• [Work to do] Below is some material; set it all down exactly, apart from the pictures.

• [Data segment]
════════════════════

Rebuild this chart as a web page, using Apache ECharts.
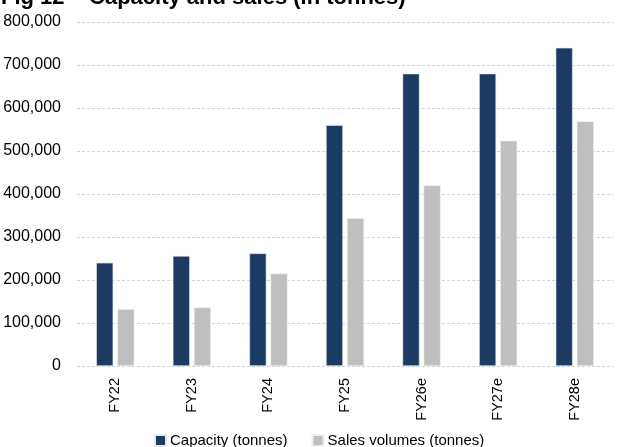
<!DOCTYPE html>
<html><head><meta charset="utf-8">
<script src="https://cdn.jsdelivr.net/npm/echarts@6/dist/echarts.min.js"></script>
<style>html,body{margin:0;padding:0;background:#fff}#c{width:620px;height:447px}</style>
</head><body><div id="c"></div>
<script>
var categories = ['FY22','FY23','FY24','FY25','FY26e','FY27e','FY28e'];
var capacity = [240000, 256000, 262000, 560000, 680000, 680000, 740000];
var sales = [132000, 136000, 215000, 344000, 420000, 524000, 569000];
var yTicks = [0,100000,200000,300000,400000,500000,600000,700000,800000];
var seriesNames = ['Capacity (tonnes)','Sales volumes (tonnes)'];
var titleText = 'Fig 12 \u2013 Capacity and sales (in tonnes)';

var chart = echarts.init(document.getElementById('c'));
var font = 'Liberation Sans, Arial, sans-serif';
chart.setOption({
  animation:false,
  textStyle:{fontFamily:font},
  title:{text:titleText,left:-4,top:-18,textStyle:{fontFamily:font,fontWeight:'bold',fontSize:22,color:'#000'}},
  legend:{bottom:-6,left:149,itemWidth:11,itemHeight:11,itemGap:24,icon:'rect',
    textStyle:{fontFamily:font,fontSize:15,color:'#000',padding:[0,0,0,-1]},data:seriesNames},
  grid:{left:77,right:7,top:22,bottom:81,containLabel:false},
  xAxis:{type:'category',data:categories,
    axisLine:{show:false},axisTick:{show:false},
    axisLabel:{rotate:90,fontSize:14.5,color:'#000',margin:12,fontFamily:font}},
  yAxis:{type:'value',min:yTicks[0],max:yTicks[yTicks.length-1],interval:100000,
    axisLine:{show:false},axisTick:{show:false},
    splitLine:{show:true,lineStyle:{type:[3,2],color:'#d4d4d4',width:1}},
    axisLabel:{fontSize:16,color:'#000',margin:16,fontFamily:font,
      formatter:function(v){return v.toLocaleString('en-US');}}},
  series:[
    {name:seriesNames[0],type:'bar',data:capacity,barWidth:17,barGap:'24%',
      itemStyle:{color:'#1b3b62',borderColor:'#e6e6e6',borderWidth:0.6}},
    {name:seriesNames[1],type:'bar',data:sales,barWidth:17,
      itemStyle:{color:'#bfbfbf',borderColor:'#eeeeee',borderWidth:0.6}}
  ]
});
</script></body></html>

════════════════════

• [Result below]
Rebuild this chart as a web page, using Apache ECharts.
<!DOCTYPE html>
<html><head><meta charset="utf-8">
<script src="https://cdn.jsdelivr.net/npm/echarts@6/dist/echarts.min.js"></script>
<style>html,body{margin:0;padding:0;background:#fff}#c{width:620px;height:447px}</style>
</head><body><div id="c"></div>
<script>
var categories = ['FY22','FY23','FY24','FY25','FY26e','FY27e','FY28e'];
var capacity = [240000, 256000, 262000, 560000, 680000, 680000, 740000];
var sales = [132000, 136000, 215000, 344000, 420000, 524000, 569000];
var yTicks = [0,100000,200000,300000,400000,500000,600000,700000,800000];
var seriesNames = ['Capacity (tonnes)','Sales volumes (tonnes)'];
var titleText = 'Fig 12 \u2013 Capacity and sales (in tonnes)';

var chart = echarts.init(document.getElementById('c'));
var font = 'Liberation Sans, Arial, sans-serif';
chart.setOption({
  animation:false,
  textStyle:{fontFamily:font},
  title:{text:titleText,left:-4,top:-18,textStyle:{fontFamily:font,fontWeight:'bold',fontSize:22,color:'#000'}},
  legend:{bottom:-6,left:149,itemWidth:11,itemHeight:11,itemGap:24,icon:'rect',
    textStyle:{fontFamily:font,fontSize:15,color:'#000',padding:[0,0,0,-1]},data:seriesNames},
  grid:{left:77,right:7,top:22,bottom:81,containLabel:false},
  xAxis:{type:'category',data:categories,
    axisLine:{show:false},axisTick:{show:false},
    axisLabel:{rotate:90,fontSize:14.5,color:'#000',margin:12,fontFamily:font}},
  yAxis:{type:'value',min:yTicks[0],max:yTicks[yTicks.length-1],interval:100000,
    axisLine:{show:false},axisTick:{show:false},
    splitLine:{show:true,lineStyle:{type:[3,2],color:'#d4d4d4',width:1}},
    axisLabel:{fontSize:16,color:'#000',margin:16,fontFamily:font,
      formatter:function(v){return v.toLocaleString('en-US');}}},
  series:[
    {name:seriesNames[0],type:'bar',data:capacity,barWidth:17,barGap:'24%',
      itemStyle:{color:'#1b3b62',borderColor:'#e6e6e6',borderWidth:0.6}},
    {name:seriesNames[1],type:'bar',data:sales,barWidth:17,
      itemStyle:{color:'#bfbfbf',borderColor:'#eeeeee',borderWidth:0.6}}
  ]
});
</script></body></html>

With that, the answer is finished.